L’ANIMALISMO E AMBIENTALISMO – In occasione di questo studio sono stati analizzati anche temi non affrontati nel 2010, a partire dalla cultura animalista, il cui peso risulta minore di 3 punti rispetto all’Italia tutta (dal 51 al 48%). L’indice di animalismo risulta più elevato tra le donne, gli ultra44enni, i residenti nei piccoli comuni, tra coloro che sanno poco o nulla delle attività venatorie. Gli atteggiamenti degli Emiliano-Romagnoli risultano qui non solo contrastanti ma anche spesso ambivalenti, la verità è che molti soggetti che si dichiarano animalisti al dunque non sono affatto ostili all’uccisione di animali a talune condizioni. Solo il 20% degli Emiliano-Romagnoli è risolutamente ostile a qualunque uccisione di un animale, mentre il 64% lo accetta selettivamente e il 16% lo approva senza condizioni.

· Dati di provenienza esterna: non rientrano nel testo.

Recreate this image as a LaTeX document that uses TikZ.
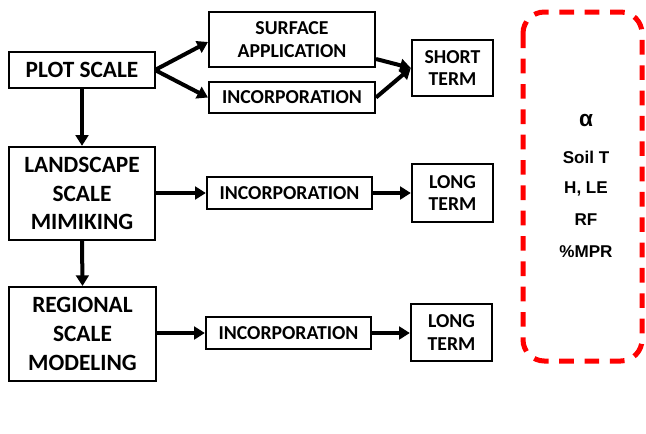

È stato esplorato inoltre il favore per le organizzazioni animaliste, approvate senza riserve dal 48% e criticate dal 52% (in due casi su tre con particolare virulenza). Solo il 18% sostiene che esse farebbero meglio a occuparsi dei diritti e dei problemi degli umani che sono ben più importanti degli animali, nel mentre in generale esse si differenziano assai dalle organizzazioni ecologiste, le quali godono di un consenso assai più ampio e in molti casi vengono ritenute indipendenti e migliori. L’animalismo appare indebolito da molti comportamenti incongrui e cioè dal fatto che l’85% dei residenti in questa regione mangia carne, l’84% pesce, il 37% selvaggina (anche sotto forma di condimento come nelle pappardelle al cinghiale, ecc.) per cui l’animalismo concreto e coerente non supera il 15% mentre l’ecologismo concreto è pieno e coerente per il 44% e comunque significativo per un altro 43%.